### INPUT RECORDS:
════════════════

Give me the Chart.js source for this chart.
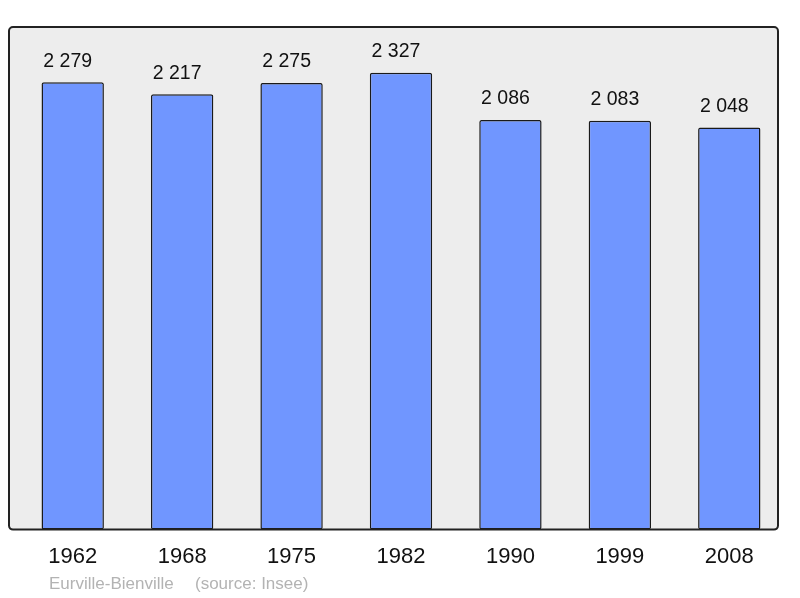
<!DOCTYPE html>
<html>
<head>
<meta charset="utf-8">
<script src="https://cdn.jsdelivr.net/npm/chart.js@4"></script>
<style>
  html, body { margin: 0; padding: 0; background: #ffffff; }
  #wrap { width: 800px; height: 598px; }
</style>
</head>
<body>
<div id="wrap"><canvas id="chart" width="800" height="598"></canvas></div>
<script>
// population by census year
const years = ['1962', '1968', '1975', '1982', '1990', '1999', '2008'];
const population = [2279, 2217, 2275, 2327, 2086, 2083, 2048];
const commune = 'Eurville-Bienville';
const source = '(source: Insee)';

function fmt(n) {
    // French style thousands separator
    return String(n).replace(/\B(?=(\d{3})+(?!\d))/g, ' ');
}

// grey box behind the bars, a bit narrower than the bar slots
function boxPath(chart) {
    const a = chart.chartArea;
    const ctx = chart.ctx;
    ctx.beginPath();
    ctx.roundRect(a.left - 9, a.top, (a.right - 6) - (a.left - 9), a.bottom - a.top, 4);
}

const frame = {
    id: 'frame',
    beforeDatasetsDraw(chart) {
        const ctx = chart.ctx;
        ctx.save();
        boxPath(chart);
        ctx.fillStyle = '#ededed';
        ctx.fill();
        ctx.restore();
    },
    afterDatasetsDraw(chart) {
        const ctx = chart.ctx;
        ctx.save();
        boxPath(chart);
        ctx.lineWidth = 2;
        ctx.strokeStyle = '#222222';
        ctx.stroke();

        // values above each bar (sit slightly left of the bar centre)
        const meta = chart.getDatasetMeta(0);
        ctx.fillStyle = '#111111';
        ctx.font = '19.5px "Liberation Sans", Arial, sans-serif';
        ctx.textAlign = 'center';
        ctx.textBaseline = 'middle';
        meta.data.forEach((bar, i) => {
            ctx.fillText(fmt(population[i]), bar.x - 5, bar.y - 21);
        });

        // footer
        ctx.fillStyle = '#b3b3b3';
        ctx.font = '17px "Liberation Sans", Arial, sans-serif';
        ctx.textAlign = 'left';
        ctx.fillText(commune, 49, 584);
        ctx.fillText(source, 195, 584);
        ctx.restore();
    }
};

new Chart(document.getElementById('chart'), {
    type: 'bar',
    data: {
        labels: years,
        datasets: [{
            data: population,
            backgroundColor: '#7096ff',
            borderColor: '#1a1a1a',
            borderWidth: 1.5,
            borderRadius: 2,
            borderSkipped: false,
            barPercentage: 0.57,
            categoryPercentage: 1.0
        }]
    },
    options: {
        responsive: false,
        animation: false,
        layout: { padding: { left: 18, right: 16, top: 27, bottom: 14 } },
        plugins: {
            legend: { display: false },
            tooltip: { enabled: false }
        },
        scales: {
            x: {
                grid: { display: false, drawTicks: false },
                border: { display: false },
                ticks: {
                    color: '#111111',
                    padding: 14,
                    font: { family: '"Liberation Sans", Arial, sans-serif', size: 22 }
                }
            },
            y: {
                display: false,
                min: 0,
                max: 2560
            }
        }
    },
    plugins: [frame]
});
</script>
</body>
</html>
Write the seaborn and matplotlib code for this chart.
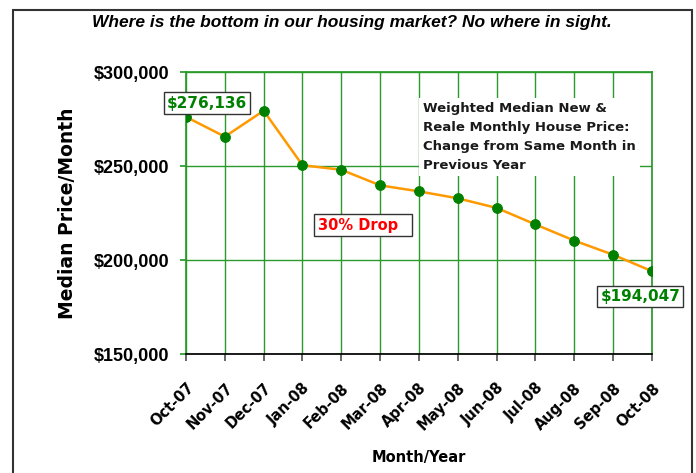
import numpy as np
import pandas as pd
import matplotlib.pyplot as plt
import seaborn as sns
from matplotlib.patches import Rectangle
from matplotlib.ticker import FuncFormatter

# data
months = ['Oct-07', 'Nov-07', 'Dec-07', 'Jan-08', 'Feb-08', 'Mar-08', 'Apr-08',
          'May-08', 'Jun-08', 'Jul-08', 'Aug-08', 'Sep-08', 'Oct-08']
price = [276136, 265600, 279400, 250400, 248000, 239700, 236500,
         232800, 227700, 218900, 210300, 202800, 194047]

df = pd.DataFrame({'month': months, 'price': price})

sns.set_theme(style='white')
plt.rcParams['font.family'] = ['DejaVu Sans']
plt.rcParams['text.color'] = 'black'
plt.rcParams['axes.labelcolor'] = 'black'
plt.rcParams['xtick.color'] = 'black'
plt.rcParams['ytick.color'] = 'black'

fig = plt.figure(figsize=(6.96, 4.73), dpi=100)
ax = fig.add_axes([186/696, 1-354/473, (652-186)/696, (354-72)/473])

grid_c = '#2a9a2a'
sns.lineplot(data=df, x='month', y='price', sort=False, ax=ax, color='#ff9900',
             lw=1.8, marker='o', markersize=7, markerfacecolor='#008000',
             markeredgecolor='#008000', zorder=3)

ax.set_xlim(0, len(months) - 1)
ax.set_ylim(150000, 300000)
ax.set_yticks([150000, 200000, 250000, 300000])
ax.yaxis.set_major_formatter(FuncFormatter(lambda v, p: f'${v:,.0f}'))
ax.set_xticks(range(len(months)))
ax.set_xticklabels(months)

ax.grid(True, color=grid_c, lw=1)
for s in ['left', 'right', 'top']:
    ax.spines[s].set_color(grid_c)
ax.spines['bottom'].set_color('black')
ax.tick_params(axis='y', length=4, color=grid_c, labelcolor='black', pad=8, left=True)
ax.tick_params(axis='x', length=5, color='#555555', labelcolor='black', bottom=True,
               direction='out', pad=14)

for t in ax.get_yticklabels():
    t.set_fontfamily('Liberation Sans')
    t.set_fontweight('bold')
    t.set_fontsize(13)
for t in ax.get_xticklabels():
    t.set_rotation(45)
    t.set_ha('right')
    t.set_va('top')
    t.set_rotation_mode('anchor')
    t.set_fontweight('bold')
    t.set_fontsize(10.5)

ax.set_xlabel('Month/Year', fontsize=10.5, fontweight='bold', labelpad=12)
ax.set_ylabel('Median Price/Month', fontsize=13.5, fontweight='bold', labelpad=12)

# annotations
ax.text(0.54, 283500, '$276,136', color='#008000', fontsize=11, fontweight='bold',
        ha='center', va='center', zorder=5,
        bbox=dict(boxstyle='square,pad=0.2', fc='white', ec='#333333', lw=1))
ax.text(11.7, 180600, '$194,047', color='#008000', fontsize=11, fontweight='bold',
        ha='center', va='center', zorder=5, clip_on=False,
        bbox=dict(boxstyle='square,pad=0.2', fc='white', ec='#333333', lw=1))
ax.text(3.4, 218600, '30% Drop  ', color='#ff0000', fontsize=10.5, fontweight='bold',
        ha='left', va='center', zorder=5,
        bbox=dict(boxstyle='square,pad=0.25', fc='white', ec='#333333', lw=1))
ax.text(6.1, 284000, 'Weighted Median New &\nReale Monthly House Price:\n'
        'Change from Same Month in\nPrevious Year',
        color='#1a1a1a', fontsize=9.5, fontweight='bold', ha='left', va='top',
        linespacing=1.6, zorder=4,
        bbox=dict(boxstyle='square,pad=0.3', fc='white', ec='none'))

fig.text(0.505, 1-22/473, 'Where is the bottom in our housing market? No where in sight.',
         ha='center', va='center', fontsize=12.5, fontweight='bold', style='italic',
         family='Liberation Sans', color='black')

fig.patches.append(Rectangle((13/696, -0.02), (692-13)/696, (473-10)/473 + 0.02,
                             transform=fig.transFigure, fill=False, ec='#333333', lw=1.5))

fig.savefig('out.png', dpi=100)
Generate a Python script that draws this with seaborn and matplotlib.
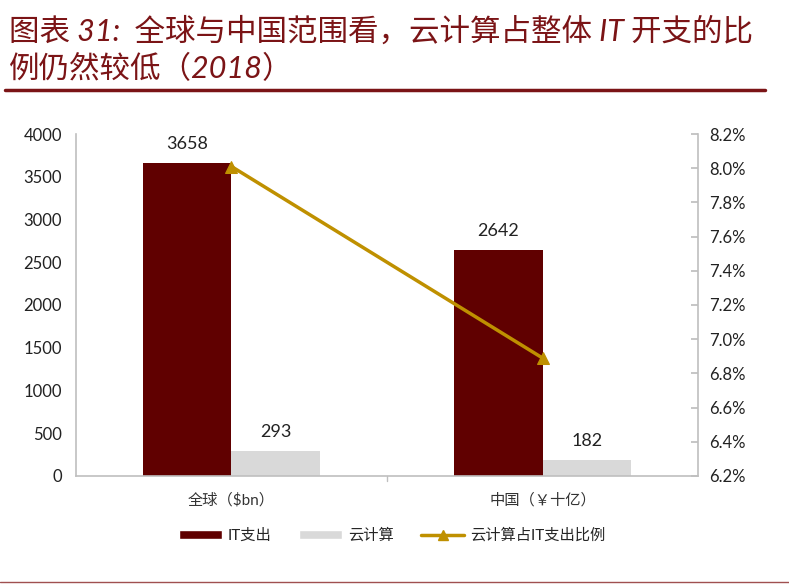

════════════════

### REQUIREMENT:
Pictures are to be left out; the records above must be repeated word for word.

### RESPONSE BELOW:
Give me the Chart.js source for this chart.
<!DOCTYPE html>
<html>
<head>
<meta charset="utf-8">
<script src="https://cdn.jsdelivr.net/npm/chart.js@4"></script>
<style>
  html, body { margin: 0; padding: 0; background: #ffffff; }
  #wrap { width: 800px; height: 598px; }
</style>
</head>
<body>
<div id="wrap"><canvas id="chart" width="800" height="598"></canvas></div>
<script>
// population by census year
const years = ['1962', '1968', '1975', '1982', '1990', '1999', '2008'];
const population = [2279, 2217, 2275, 2327, 2086, 2083, 2048];
const commune = 'Eurville-Bienville';
const source = '(source: Insee)';

function fmt(n) {
    // French style thousands separator
    return String(n).replace(/\B(?=(\d{3})+(?!\d))/g, ' ');
}

// grey box behind the bars, a bit narrower than the bar slots
function boxPath(chart) {
    const a = chart.chartArea;
    const ctx = chart.ctx;
    ctx.beginPath();
    ctx.roundRect(a.left - 9, a.top, (a.right - 6) - (a.left - 9), a.bottom - a.top, 4);
}

const frame = {
    id: 'frame',
    beforeDatasetsDraw(chart) {
        const ctx = chart.ctx;
        ctx.save();
        boxPath(chart);
        ctx.fillStyle = '#ededed';
        ctx.fill();
        ctx.restore();
    },
    afterDatasetsDraw(chart) {
        const ctx = chart.ctx;
        ctx.save();
        boxPath(chart);
        ctx.lineWidth = 2;
        ctx.strokeStyle = '#222222';
        ctx.stroke();

        // values above each bar (sit slightly left of the bar centre)
        const meta = chart.getDatasetMeta(0);
        ctx.fillStyle = '#111111';
        ctx.font = '19.5px "Liberation Sans", Arial, sans-serif';
        ctx.textAlign = 'center';
        ctx.textBaseline = 'middle';
        meta.data.forEach((bar, i) => {
            ctx.fillText(fmt(population[i]), bar.x - 5, bar.y - 21);
        });

        // footer
        ctx.fillStyle = '#b3b3b3';
        ctx.font = '17px "Liberation Sans", Arial, sans-serif';
        ctx.textAlign = 'left';
        ctx.fillText(commune, 49, 584);
        ctx.fillText(source, 195, 584);
        ctx.restore();
    }
};

new Chart(document.getElementById('chart'), {
    type: 'bar',
    data: {
        labels: years,
        datasets: [{
            data: population,
            backgroundColor: '#7096ff',
            borderColor: '#1a1a1a',
            borderWidth: 1.5,
            borderRadius: 2,
            borderSkipped: false,
            barPercentage: 0.57,
            categoryPercentage: 1.0
        }]
    },
    options: {
        responsive: false,
        animation: false,
        layout: { padding: { left: 18, right: 16, top: 27, bottom: 14 } },
        plugins: {
            legend: { display: false },
            tooltip: { enabled: false }
        },
        scales: {
            x: {
                grid: { display: false, drawTicks: false },
                border: { display: false },
                ticks: {
                    color: '#111111',
                    padding: 14,
                    font: { family: '"Liberation Sans", Arial, sans-serif', size: 22 }
                }
            },
            y: {
                display: false,
                min: 0,
                max: 2560
            }
        }
    },
    plugins: [frame]
});
</script>
</body>
</html>
Write the seaborn and matplotlib code for this chart.
import numpy as np
import pandas as pd
import matplotlib.pyplot as plt
import seaborn as sns
from matplotlib.patches import Rectangle
from matplotlib.ticker import FuncFormatter

# data
months = ['Oct-07', 'Nov-07', 'Dec-07', 'Jan-08', 'Feb-08', 'Mar-08', 'Apr-08',
          'May-08', 'Jun-08', 'Jul-08', 'Aug-08', 'Sep-08', 'Oct-08']
price = [276136, 265600, 279400, 250400, 248000, 239700, 236500,
         232800, 227700, 218900, 210300, 202800, 194047]

df = pd.DataFrame({'month': months, 'price': price})

sns.set_theme(style='white')
plt.rcParams['font.family'] = ['DejaVu Sans']
plt.rcParams['text.color'] = 'black'
plt.rcParams['axes.labelcolor'] = 'black'
plt.rcParams['xtick.color'] = 'black'
plt.rcParams['ytick.color'] = 'black'

fig = plt.figure(figsize=(6.96, 4.73), dpi=100)
ax = fig.add_axes([186/696, 1-354/473, (652-186)/696, (354-72)/473])

grid_c = '#2a9a2a'
sns.lineplot(data=df, x='month', y='price', sort=False, ax=ax, color='#ff9900',
             lw=1.8, marker='o', markersize=7, markerfacecolor='#008000',
             markeredgecolor='#008000', zorder=3)

ax.set_xlim(0, len(months) - 1)
ax.set_ylim(150000, 300000)
ax.set_yticks([150000, 200000, 250000, 300000])
ax.yaxis.set_major_formatter(FuncFormatter(lambda v, p: f'${v:,.0f}'))
ax.set_xticks(range(len(months)))
ax.set_xticklabels(months)

ax.grid(True, color=grid_c, lw=1)
for s in ['left', 'right', 'top']:
    ax.spines[s].set_color(grid_c)
ax.spines['bottom'].set_color('black')
ax.tick_params(axis='y', length=4, color=grid_c, labelcolor='black', pad=8, left=True)
ax.tick_params(axis='x', length=5, color='#555555', labelcolor='black', bottom=True,
               direction='out', pad=14)

for t in ax.get_yticklabels():
    t.set_fontfamily('Liberation Sans')
    t.set_fontweight('bold')
    t.set_fontsize(13)
for t in ax.get_xticklabels():
    t.set_rotation(45)
    t.set_ha('right')
    t.set_va('top')
    t.set_rotation_mode('anchor')
    t.set_fontweight('bold')
    t.set_fontsize(10.5)

ax.set_xlabel('Month/Year', fontsize=10.5, fontweight='bold', labelpad=12)
ax.set_ylabel('Median Price/Month', fontsize=13.5, fontweight='bold', labelpad=12)

# annotations
ax.text(0.54, 283500, '$276,136', color='#008000', fontsize=11, fontweight='bold',
        ha='center', va='center', zorder=5,
        bbox=dict(boxstyle='square,pad=0.2', fc='white', ec='#333333', lw=1))
ax.text(11.7, 180600, '$194,047', color='#008000', fontsize=11, fontweight='bold',
        ha='center', va='center', zorder=5, clip_on=False,
        bbox=dict(boxstyle='square,pad=0.2', fc='white', ec='#333333', lw=1))
ax.text(3.4, 218600, '30% Drop  ', color='#ff0000', fontsize=10.5, fontweight='bold',
        ha='left', va='center', zorder=5,
        bbox=dict(boxstyle='square,pad=0.25', fc='white', ec='#333333', lw=1))
ax.text(6.1, 284000, 'Weighted Median New &\nReale Monthly House Price:\n'
        'Change from Same Month in\nPrevious Year',
        color='#1a1a1a', fontsize=9.5, fontweight='bold', ha='left', va='top',
        linespacing=1.6, zorder=4,
        bbox=dict(boxstyle='square,pad=0.3', fc='white', ec='none'))

fig.text(0.505, 1-22/473, 'Where is the bottom in our housing market? No where in sight.',
         ha='center', va='center', fontsize=12.5, fontweight='bold', style='italic',
         family='Liberation Sans', color='black')

fig.patches.append(Rectangle((13/696, -0.02), (692-13)/696, (473-10)/473 + 0.02,
                             transform=fig.transFigure, fill=False, ec='#333333', lw=1.5))

fig.savefig('out.png', dpi=100)
Generate a Python script that draws this with seaborn and matplotlib.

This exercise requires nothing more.